Journalists have also faced numerous problems in the course of their work. The state prosecutor has sued the two independent newspapers, Umuseso and Umuvugizi for defamation, a criminal offense punishable with imprisonment. Both cases are currently at the appeal stage. On April 13, the Media High Council, a government-aligned body responsible for regulating the media, suspended the two newspapers for six months. Umuseso and Umuvugizi are among the few independent media left in Rwanda; both have published articles critical of the government.

More broadly, Human Rights Watch has found that many ordinary Rwandans are unable to express their opinions openly. Those who voice criticism of the government or its policies risk being labelled opponents, accused of being in league with opposition parties or with people who allegedly want to topple the government, or accused of "genocide ideology" - a vaguely defined criminal offense which carries penalties of 10 to 25 years' imprisonment.

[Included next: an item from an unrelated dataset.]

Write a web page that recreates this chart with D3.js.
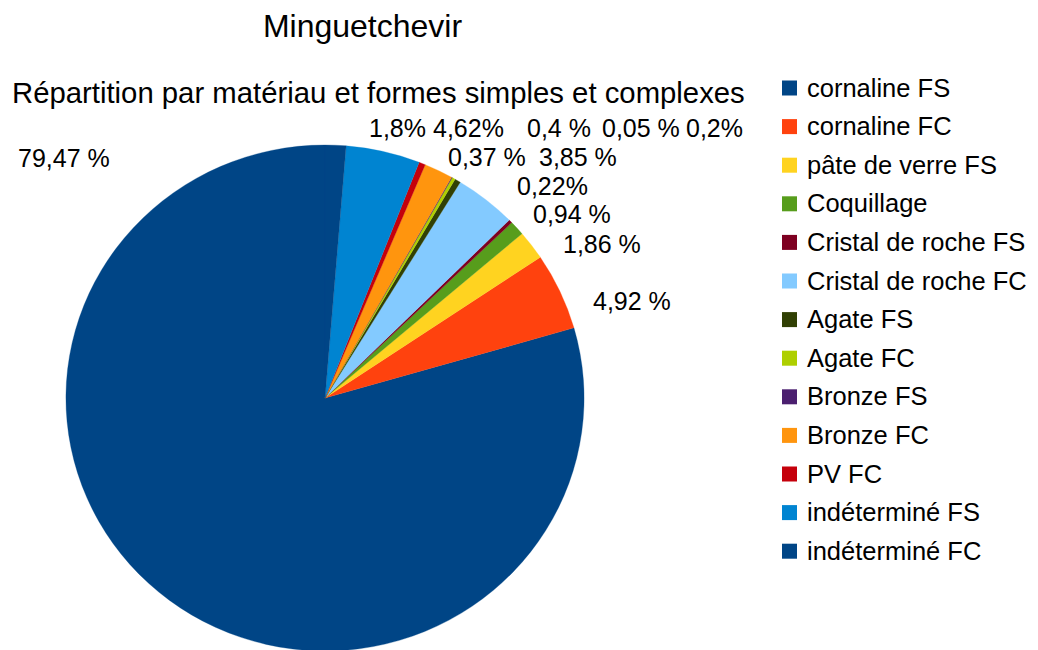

After years of intimidation of civil society activists, very few independent human rights organizations are left in Rwanda. Those who are still trying to document human rights abuses are facing constant threats and obstacles. For example, in the run-up to the 2008 parliamentary elections, the League for Human Rights in the Great Lakes Region (Ligue des droits de la personne dans la région des Grands Lacs - LDGL) was prevented from deploying its full election observer mission and was attacked by the National Electoral Commission before its report came out. Members of the human rights organization LIPRODHOR have also faced serious threats over several years, causing many of their key members to leave the country for their own safety, and leaving the organization significantly weakened.